Carlos ne renonça pas et, quelques temps après, l’Etat-Major des Forces Armées Burundaises lui notifiant qu’il était relevé de ses obligations militaires.

Malgré ce coup de massue, Carlos ne se découragea pas et continua à plaider sa cause auprès du Commandant de la Section Africaine de l’Ecole Royale des Cadets qui finit pas par convaincre l’Etat-Major des Forces Armées Burundaises de revenir sa décision. Carlos avait finalement gagné et pouvait faire la médecine.
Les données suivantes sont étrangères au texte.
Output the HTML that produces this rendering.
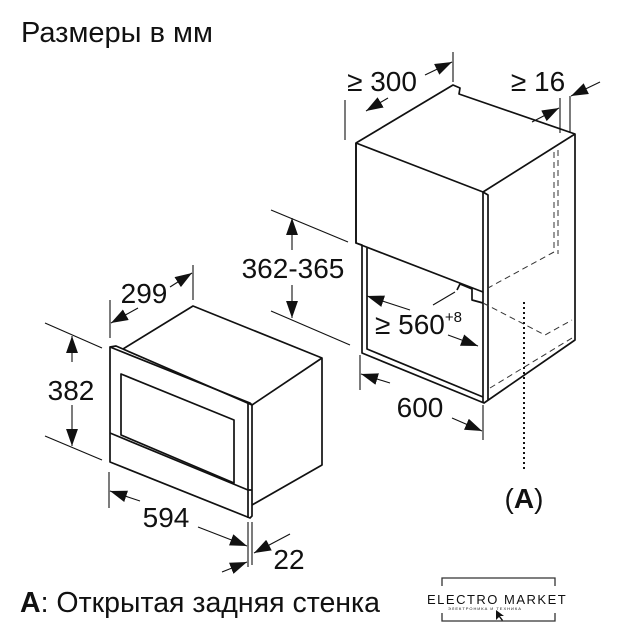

Ce fait est une illustration de sa persévérance et de son refus d’obtempérer aux décisions qu’il jugeait arbitraires.

Mais Carlos n’était pas au bout de ses peines.

Alors que le 30 mai  1972, les passeports de certains élèves-officiers à l’Ecole Royale Militaire et à l’Ecole Royale  du Service de Santé arrivaient à expiration et que la purification ethnique dans l’armée pratiquée depuis 1965 atteignait son paroxysme, le 29 mai 1972, les passeports  manquaient toujours la signature du Chancelier Etienne BARIGUME et restèrent plus d’un mois à l’Ambassade du Burundi pour on ne sait quel motif.

Le 16 juin 1972, les élèves-officiers furent informés par une lettre signée par le Chargé d’Affaires a.i. Joseph NTAKABANYURA que, suite à une décision prise par l’Etat-Major Général du Burundi, ils avaient l’ordre de regagner le Burundi, à leurs frais, dès le mois de juillet  pour y effectuer un stage de deux mois au sein des Forces Armées Burundaise.

Sur intervention du Chargé des Elèves Africains à l’Ecole Royale Militaire, par un courrier du 03 juillet 1972 auprès du Chancelier de l’Ambassade du Burundi à Bruxelles, les passeports furent prolongés jusqu’au 30 novembre 1972 et remis à leurs propriétaires le 12 juillet 1972.

En dépit de l’intervention du Chef d’Etat-Major Général des Forces Aimées Belges et du Directeur de l’Ecole Royale Militaire en vue de maintenir les élèves-officiers burundais dans leur formation, fin septembre 1972, on leur signifia, sans acte officiel, l’ordre de quitter les Ecoles militaire et Service de Santé.

Ce n’est que le 30 septembre 1972 que le Président Burundais Michel MICOMBERO édicta le Décret Présidentiel n° 500/92 du 30 septembre 1972 révoquant, destituant de toute fonction militaire et démettant de tout grade militaire tous ceux qui, parmi les élèves-officiers, avaient déjà été admis sous statut[1].

Carlos meurt sans avoir reçu justice et réhabilitation dans ses droits expropriés par un Eta bandit et un ordre public assassin.

Au moment où la CVR vient de rendre son rapport et que l’Assemble Nationale et le Senat réunis viennent de reconnaître le 20 décembre 2021 le génocide perpétré contre les Hutus en 1972-1973 par l’Etat burundais, il est temps que l’Etat Mvyeyi et l’Etat Nkozi reconnaisse à son tour ce génocide et réhabilite tous ces rescapés Elèves-Officiers qui  attendent enfin une telle réhabilitation par une annulation pure et simple du Décret Présidentiel n° 500/92 du 30 septembre 1972 et de ses effets.

Bruxelles, le 24 janvier 2022

François NTIDENDEREZA et Anselme NIMBESHAHO

[1] L’armée burundaise et les institutions démocratiques, Par les Officiers burundais, Juillet 1994.